The specific point underlying the questions was could there be a more useful way to direct those funds towards more effective development. Retail development has a useful role to play in development.
Here’s how it works… There is a lot of emphasis on developing Namibia’s economy, particularly in the realm of manufacturing.
Not only will manufacturing provide for import substitution and reduce capital outflows in favour of Namibian manufacturers, but it will also create employment, be a potential basis for trade and all of that good qualitative economic stuff.
It is not sensible to take on the world (or the region) however, if you can’t make a success of your home territory.
Local selling is the basis for growth that supports territorial expansion.
The entire success of the manufacturing drive hinges on the link between the manufacturer and the consumer. To paraphrase that, a factory which cannot sell or misses its potential is not a particularly sustainable or economically valuable factory at all.
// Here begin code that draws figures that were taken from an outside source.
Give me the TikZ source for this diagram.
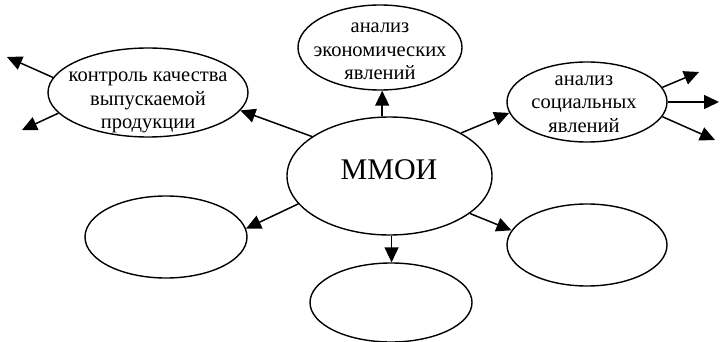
\documentclass[tikz,border=0pt]{standalone}
\usepackage{fontspec}
\setmainfont{Liberation Serif}
\usetikzlibrary{shapes.geometric,arrows.meta}
\tikzset{
  ell/.style={draw, ellipse, line width=1.4pt, inner sep=0pt},
  txt/.style={align=center, inner sep=0pt, font=\fontsize{20.5}{23.5}\selectfont},
  bigtxt/.style={inner sep=0pt, font=\fontsize{30}{34}\selectfont},
  arr/.style={line width=1.5pt, -{Triangle[length=15pt,width=14pt]}}
}
\begin{document}
\begin{tikzpicture}[x=1pt,y=-1pt]
\useasboundingbox (0,0) rectangle (720,342);
% ellipses
\node[ell, minimum width=200pt, minimum height=89pt] (lt) at (148,92.5) {};
\node[ell, minimum width=164pt, minimum height=85pt] (top) at (380,47.5) {};
\node[ell, minimum width=160pt, minimum height=80pt] (rt) at (587,102) {};
\node[ell, minimum width=205pt, minimum height=118pt] (c) at (389.5,176) {};
\node[ell, minimum width=162pt, minimum height=82pt] (ll) at (166,237) {};
\node[ell, minimum width=162pt, minimum height=79pt] (bc) at (391,302.5) {};
\node[ell, minimum width=160pt, minimum height=82pt] (lr) at (587,245) {};
% texts
\node[txt] (ltT) at (148,102.5) {контроль качества\\выпускаемой\\продукции};
\node[txt] (topT) at (380,51.5) {анализ\\экономических\\явлений};
\node[txt] (rtT) at (584,104) {анализ\\социальных\\явлений};
\node[bigtxt, anchor=base] (cT) at (389,179) {ММОИ};
% free ends
\coordinate (e1) at (7,57);
\coordinate (e2) at (22,130);
\coordinate (e3) at (699,72);
\coordinate (e4) at (719,102);
\coordinate (e5) at (715,140);
% connectors
\draw[arr] (c.153.9) -- (lt.-11.65);
\draw[arr] (c.97) -- (c.97 |- top.south);
\draw[arr] (c.31.4) -- (rt.-172.6);
\draw[arr] (c.197) -- (ll.6.5);
\draw[arr] (c.-88) -- (c.-88 |- bc.north);
\draw[arr] (c.-25.3) -- (lr.169.7);
\draw[arr] (lt.171) -- (e1);
\draw[arr] (lt.193.4) -- (e2);
\draw[arr] (rt.11.3) -- (e3);
\draw[arr] (rt.0) -- (e4);
\draw[arr] (rt.-11.3) -- (e5);
\end{tikzpicture}
\end{document}
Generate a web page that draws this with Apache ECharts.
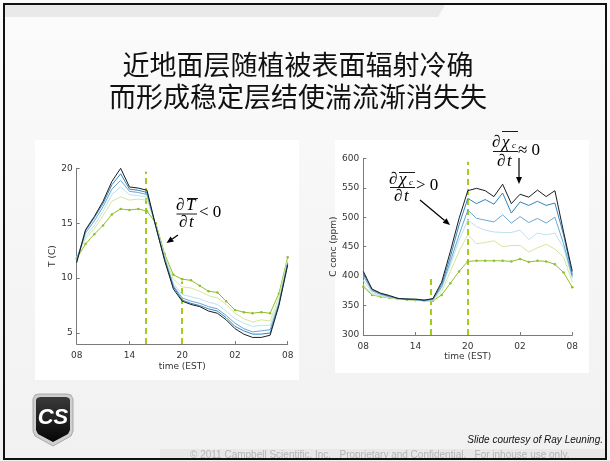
<!DOCTYPE html>
<html>
<head>
<meta charset="utf-8">
<script src="https://cdn.jsdelivr.net/npm/echarts@6/dist/echarts.min.js"></script>
<style>
  html, body { margin: 0; padding: 0; background: #ffffff; }
  #chart { width: 610px; height: 461px; }
</style>
</head>
<body>
<div id="chart"></div>
<script>
// Hours after 08:00 EST, one sample per hour over a full day
const hours = [0,1,2,3,4,5,6,7,8,9,10,11,12,13,14,15,16,17,18,19,20,21,22,23,24];
const tickHours = [0, 6, 12, 18, 24];
const tickLabels = ['08', '14', '20', '02', '08'];

// Air temperature (C) at six heights, from top level (black) to lowest (green)
const tempLevel1 = [11.4,14.4,15.6,17.0,18.8,20.0,18.3,18.2,18.0,14.7,11.6,9.0,7.9,7.6,7.4,7.0,6.8,6.2,5.4,4.9,4.6,4.6,4.8,7.5,11.2];
const tempLevel2 = [11.6,14.3,15.5,16.8,18.5,19.5,18.1,18.0,17.8,14.7,11.7,9.2,8.0,7.7,7.5,7.2,7.0,6.4,5.6,5.2,4.9,4.9,5.0,7.6,11.3];
const tempLevel3 = [11.7,14.1,15.2,16.5,18.1,18.9,17.9,17.8,17.6,14.7,11.8,9.3,8.2,7.9,7.7,7.4,7.2,6.6,5.9,5.4,5.1,5.2,5.3,7.7,11.4];
const tempLevel4 = [11.8,13.8,14.8,16.1,17.6,18.3,17.6,17.5,17.4,14.8,11.9,9.5,8.5,8.3,8.1,7.8,7.6,7.0,6.3,5.9,5.6,5.7,5.7,7.9,11.5];
const tempLevel5 = [11.9,13.6,14.5,15.7,17.0,17.4,17.1,17.2,17.1,14.9,12.0,9.9,9.2,9.1,8.8,8.4,8.2,7.6,6.8,6.3,6.0,6.2,6.1,8.3,11.7];
const tempLevel6 = [11.8,13.1,14.0,14.8,15.8,16.3,16.2,16.3,16.1,15.0,12.2,10.3,9.9,9.8,9.3,8.8,8.7,7.9,7.1,6.9,6.8,6.9,6.8,8.6,11.9];

// CO2 concentration (ppm) at the same six heights
const co2Level1 = [408,378,371,367,362,361,361,359,362,390,442,498,545,549,545,535,556,523,539,534,546,535,545,475,408];
const co2Level2 = [405,377,370,366,362,361,360,359,361,386,433,487,532,523,530,522,541,507,526,520,527,520,524,470,402];
const co2Level3 = [400,375,369,365,362,361,360,359,360,382,425,470,512,498,495,492,504,490,501,491,498,490,500,455,399];
const co2Level4 = [393,372,367,364,361,360,360,358,359,379,419,461,495,484,478,475,474,474,478,462,473,470,473,448,396];
const co2Level5 = [386,369,366,363,361,360,359,358,358,374,408,442,470,455,457,460,450,452,452,441,448,454,446,432,390];
const co2Level6 = [382,368,365,363,361,360,359,358,358,368,388,408,425,426,426,426,426,425,429,424,426,425,420,406,381];

// Transition times (hours after 08:00) and the heights the dashed guides reach
const tempGuides = [[7.8, 4, 19.7], [12, 4, 9.7]];
const co2Guides = [[7.7, 300, 400], [12, 300, 594]];

const levelColors = ['#1c1c1c', '#2f86bd', '#6aa6cf', '#bfe0ec', '#d3e79b', '#8fbf2a'];
const guideColor = '#a3cc1e';

const axisFont = 'DejaVu Sans';
const chart = echarts.init(document.getElementById('chart'), null, { renderer: 'canvas' });

function pairs(values) {
  return hours.map((h, i) => [h, values[i]]);
}

function xAxisFor(gridIndex) {
  return {
    type: 'value', gridIndex, min: 0, max: 24, interval: 6,
    name: 'time (EST)', nameLocation: 'middle', nameGap: gridIndex === 0 ? 18 : 17,
    nameTextStyle: { fontFamily: axisFont, fontSize: 9, color: '#333' },
    axisLine: { lineStyle: { color: '#7a7a7a', width: 1 } },
    axisTick: { inside: true, length: 3, lineStyle: { color: '#7a7a7a' } },
    axisLabel: {
      margin: 7, fontFamily: axisFont, fontSize: 9, color: '#333',
      formatter: v => { const k = tickHours.indexOf(v); return k >= 0 ? tickLabels[k] : ''; }
    },
    splitLine: { show: false }
  };
}

function guideLines(guides) {
  return guides.map(g => [{ coord: [g[0], g[1]] }, { coord: [g[0], g[2]] }]);
}

function levelSeries(list, axisIndex, guides) {
  return list.map((vals, i) => {
    const s = {
      type: 'line', xAxisIndex: axisIndex, yAxisIndex: axisIndex,
      data: pairs(vals), smooth: false, animation: false,
      lineStyle: { color: levelColors[i], width: 1 },
      itemStyle: { color: levelColors[i] },
      showSymbol: i === 5, symbol: 'circle', symbolSize: 2.5,
      z: 10 - i
    };
    if (i === 5) {
      s.markLine = {
        silent: true, symbol: 'none', animation: false,
        label: { show: false },
        lineStyle: { color: guideColor, width: 2, type: [6, 4] },
        data: guideLines(guides)
      };
    }
    return s;
  });
}

function arrow(x1, y1, x2, y2) {
  const a = Math.atan2(y2 - y1, x2 - x1), L = 7, W = 3;
  const bx = x2 - L * Math.cos(a), by = y2 - L * Math.sin(a);
  const px = -Math.sin(a) * W, py = Math.cos(a) * W;
  return [
    { type: 'line', shape: { x1, y1, x2: bx, y2: by }, style: { stroke: '#000', lineWidth: 1.2 } },
    { type: 'polygon', shape: { points: [[x2, y2], [bx + px, by + py], [bx - px, by - py]] }, style: { fill: '#000' } }
  ];
}

const serif = 'Liberation Serif';
function mathText(x, y, text, size, italic, align) {
  return { type: 'text', x, y, style: { text, font: (italic ? 'italic ' : '') + size + 'px "' + serif + '"', fill: '#000', textAlign: align || 'left', textVerticalAlign: 'middle' } };
}
function hline(x1, x2, y) {
  return { type: 'line', shape: { x1, y1: y, x2, y2: y }, style: { stroke: '#000', lineWidth: 0.9 } };
}

const graphics = [
  // slide background and frame
  { type: 'rect', shape: { x: 0, y: 0, width: 610, height: 461 }, style: { fill: new echarts.graphic.LinearGradient(0, 0, 0, 1, [{ offset: 0, color: '#fbfbfb' }, { offset: 1, color: '#f1f1f1' }]) }, z: -20 },
  { type: 'polygon', shape: { points: [[5, 5], [445, 5], [438, 17], [5, 17]] }, style: { fill: '#e9e9e9' }, z: -19 },
  { type: 'rect', shape: { x: 35, y: 140, width: 264, height: 240 }, style: { fill: '#ffffff' }, z: -18 },
  { type: 'rect', shape: { x: 335, y: 140, width: 254, height: 233 }, style: { fill: '#ffffff' }, z: -18 },
  { type: 'rect', shape: { x: 160, y: 449, width: 446, height: 10 }, style: { fill: '#e8e8e8' }, z: -18 },
  { type: 'rect', shape: { x: 4, y: 4, width: 602, height: 455 }, style: { fill: 'none', stroke: '#111', lineWidth: 2 }, z: 50 },

  // title
  { type: 'text', x: 298, y: 65, style: { text: '近地面层随植被表面辐射冷确', font: '27px "Noto Sans CJK SC"', fill: '#111', textAlign: 'center', textVerticalAlign: 'middle' } },
  { type: 'text', x: 298, y: 97, style: { text: '而形成稳定层结使湍流渐消失失', font: '27px "Noto Sans CJK SC"', fill: '#111', textAlign: 'center', textVerticalAlign: 'middle' } },

  // temperature annotation: dT/dt < 0
  mathText(176, 206, '\u2202', 17, false),
  mathText(186, 206, 'T', 17, true),
  hline(187, 198, 198.5),
  hline(176.5, 197, 214),
  mathText(179, 223, '\u2202', 17, false),
  mathText(189, 223, 't', 17, true),
  mathText(199, 213, '< 0', 17, false),
  ...arrow(178, 235, 166.5, 243),

  // CO2 annotation: d(chi_c)/dt > 0
  mathText(389, 180, '\u2202', 17, false),
  mathText(399, 180, '\u03c7', 17, true),
  mathText(409, 183, 'c', 9, true),
  hline(399, 415, 172.5),
  hline(390, 415, 187.5),
  mathText(394, 196.5, '\u2202', 17, false),
  mathText(404, 196.5, 't', 17, true),
  mathText(416, 186, '> 0', 17, false),
  ...arrow(420, 200, 450, 225),

  // CO2 annotation: d(chi_c)/dt ~ 0
  mathText(492, 143, '\u2202', 17, false),
  mathText(502, 143, '\u03c7', 17, true),
  mathText(512, 146, 'c', 9, true),
  hline(502, 518, 131.5),
  hline(493, 518, 151.5),
  mathText(497, 161.5, '\u2202', 17, false),
  mathText(507, 161.5, 't', 17, true),
  mathText(518, 151, '\u2248 0', 17, false),
  ...arrow(519, 158, 519, 184),

  // logo
  { type: 'polygon', shape: { points: [[33, 399], [35, 395], [39, 394], [67, 394], [71, 395], [73, 399], [73, 431], [71, 436], [53, 446], [35, 436], [33, 431]] }, style: { fill: '#cfcfcf', stroke: '#9a9a9a', lineWidth: 0.8 } },
  { type: 'polygon', shape: { points: [[36, 400], [37, 398], [40, 397], [66, 397], [69, 398], [70, 400], [70, 430], [68, 434], [53, 442], [38, 434], [36, 430]] }, style: { fill: new echarts.graphic.LinearGradient(0, 0, 0, 1, [{ offset: 0, color: '#3a3a3a' }, { offset: 1, color: '#050505' }]) } },
  { type: 'text', x: 53, y: 418, style: { text: 'CS', font: 'italic bold 22px "Liberation Sans"', fill: '#ffffff', textAlign: 'center', textVerticalAlign: 'middle' } },

  // footer
  { type: 'text', x: 603, y: 440, style: { text: 'Slide courtesy of Ray Leuning.', font: 'italic 10px "Liberation Sans"', fill: '#111', textAlign: 'right', textVerticalAlign: 'middle' } },
  { type: 'text', x: 190, y: 455, style: { text: '\u00a9 2011 Campbell Scientific, Inc.   Proprietary and Confidential.   For inhouse use only.', font: '10px "Liberation Sans"', fill: '#b4b4b4', textAlign: 'left', textVerticalAlign: 'middle' } }
];

const option = {
  animation: false,
  backgroundColor: 'transparent',
  grid: [
    { left: 76.7, right: 610 - 287.7, top: 168.3, bottom: 461 - 344 },
    { left: 363.3, right: 610 - 572.3, top: 158.3, bottom: 461 - 335 }
  ],
  xAxis: [xAxisFor(0), xAxisFor(1)],
  yAxis: [
    {
      type: 'value', gridIndex: 0, min: 4, max: 20,
      name: 'T (C)', nameLocation: 'middle', nameGap: 20, nameRotate: 90,
      nameTextStyle: { fontFamily: axisFont, fontSize: 9, color: '#333' },
      axisLine: { show: true, lineStyle: { color: '#7a7a7a', width: 1 } },
      axisTick: { show: true, inside: true, length: 3, customValues: [5, 10, 15, 20], lineStyle: { color: '#7a7a7a' } },
      axisLabel: { margin: 4, customValues: [5, 10, 15, 20], fontFamily: axisFont, fontSize: 9, color: '#333' },
      splitLine: { show: false }
    },
    {
      type: 'value', gridIndex: 1, min: 300, max: 600, interval: 50,
      name: 'C conc (ppm)', nameLocation: 'middle', nameGap: 25, nameRotate: 90,
      nameTextStyle: { fontFamily: axisFont, fontSize: 9, color: '#333' },
      axisLine: { show: true, lineStyle: { color: '#7a7a7a', width: 1 } },
      axisTick: { show: true, inside: true, length: 3, lineStyle: { color: '#7a7a7a' } },
      axisLabel: { margin: 4, fontFamily: axisFont, fontSize: 9, color: '#333' },
      splitLine: { show: false }
    }
  ],
  graphic: { elements: graphics },
  series: [
    ...levelSeries([tempLevel1, tempLevel2, tempLevel3, tempLevel4, tempLevel5, tempLevel6], 0, tempGuides),
    ...levelSeries([co2Level1, co2Level2, co2Level3, co2Level4, co2Level5, co2Level6], 1, co2Guides)
  ]
};

chart.setOption(option);
</script>
</body>
</html>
Going a step further, the manufacturing drive and developmentally useful retail space have to go hand in hand with the demand creation that various elements of branding and marketing.
Whether a start-up or product expansion, the plan and budget have to contain a strong brand and marketing component. Namibia has hit and misses in this realm.
There are large national brands, several of which also successfully cross borders. There are also brands which limit their potential with weak branding and marketing.
Two factors are telling: the ambition of the entrepreneur and the subsequent willingness to commit budget to the product. I
f both of these are present, the project has a better than average chance of success. The competitive product differential may be that the product is better suited to the Namibian market by virtue of adaptation to the country. This may create opportunity for acceptance of the premium on a local product which is implicit in a price comparison with a regional manufacturer that has achieved economies of scale. However if the product has to compete with a premium, it has to provide a local adaptation, and cannot be a just a copy of a regional product. The fact that a product is manufactured in Namibia is not sufficient.
Once that is dealt with, the challenge will be primarily in the presence and communication that lead to the sale. Firstly, packaging has to be able to compete and make itself known in cluttered shelves.
If baseline quality of packaging competes with what is produced in SA and stands out on the shelves, half the battle is won.
Make liberal use of comparisons with packaging from the region, and work with the local packaging developer. If that doesn’t work go to a reputable regional packaging developer. Secondly, the decision to purchase will be made at point-of-sale (POS) in retail. Focus a liberal amount of budget there.
Consider all the possibilities that retailers can offer including fridges and shelf-ends. Ask the retailer for her or his considered opinion and assistance. It is in the retailer’s interest to make the product profitable.
This will come at an expense, but that will not be more expensive than an under-performing product line and the resources that go into manufacturing it.
Thirdly, spend sensibly on advertising.
For a new product launch, billboards offer exceptional value, and even if you aren’t doing a national launch, you can tailor their presence to cover just one city of Namibian region.
You should also read up on successful Facebook campaigns as this gives extremely good reach for a very low budget.
The fact of the matter is that development actually depends to a large degree on marketing and branding, and so do enterprise profits. There is no real impediment to it other than recognition of the fact and willingness to budget.